Used to have a nice ShopSmith, and loved using it. But one day about 40 years ago, in a moment's inattention, I bobbed the end of my right middle finger.
Felt like a sledgehammer had hit my finger! I asked my wife to bring me something that would work for a tourniquet; she brought me a beach towel.
Told her to run over to another Ranger's house, see if they would watch my daughter while we went to the ER. While she was gone, I ripped off a 1" wide strip of towel and tied off the finger.
At the ER, they fixed it up a bit, and told me to see the orthopedic Doc first thing in the morning.
So, in the morning I went to the Doc. Coincidentally, my wife had an appointment at the OB/GYN - she was complaining of bladder problems. The two offices were about 50 yards apart, so whoever got done first would go wait on the other one.
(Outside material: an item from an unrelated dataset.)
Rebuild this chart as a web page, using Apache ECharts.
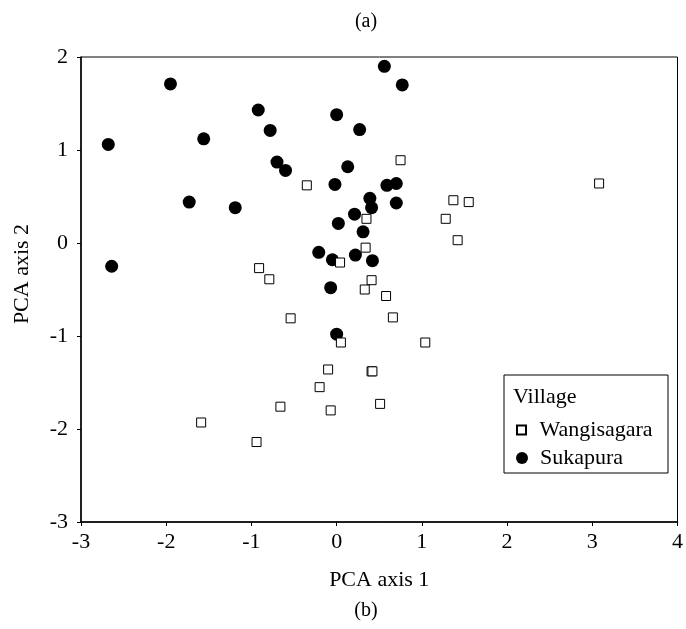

That Doc probed, plundered and ruinated my finger, then wrapped it all up. As luck would have it, I was done first, and went to wait on the wife.
You ever been to an OB/GYN's office? It is FILLED with wimmins, most of them pregnant, and all of them looking at you like, "You're one of those #$^&&$& that got us this way!"
Made my way over to the little window, and told the receptionist that I was her to meet my wife, and she looked at me and said, "Oh, Mr. Wilcox, you are going to be a Daddy!"
I looked at her and said, "I've already got TWO of the little $^@$^^&'s", and fainted!
Not the best reaction. So be careful around saws - they make babies come along.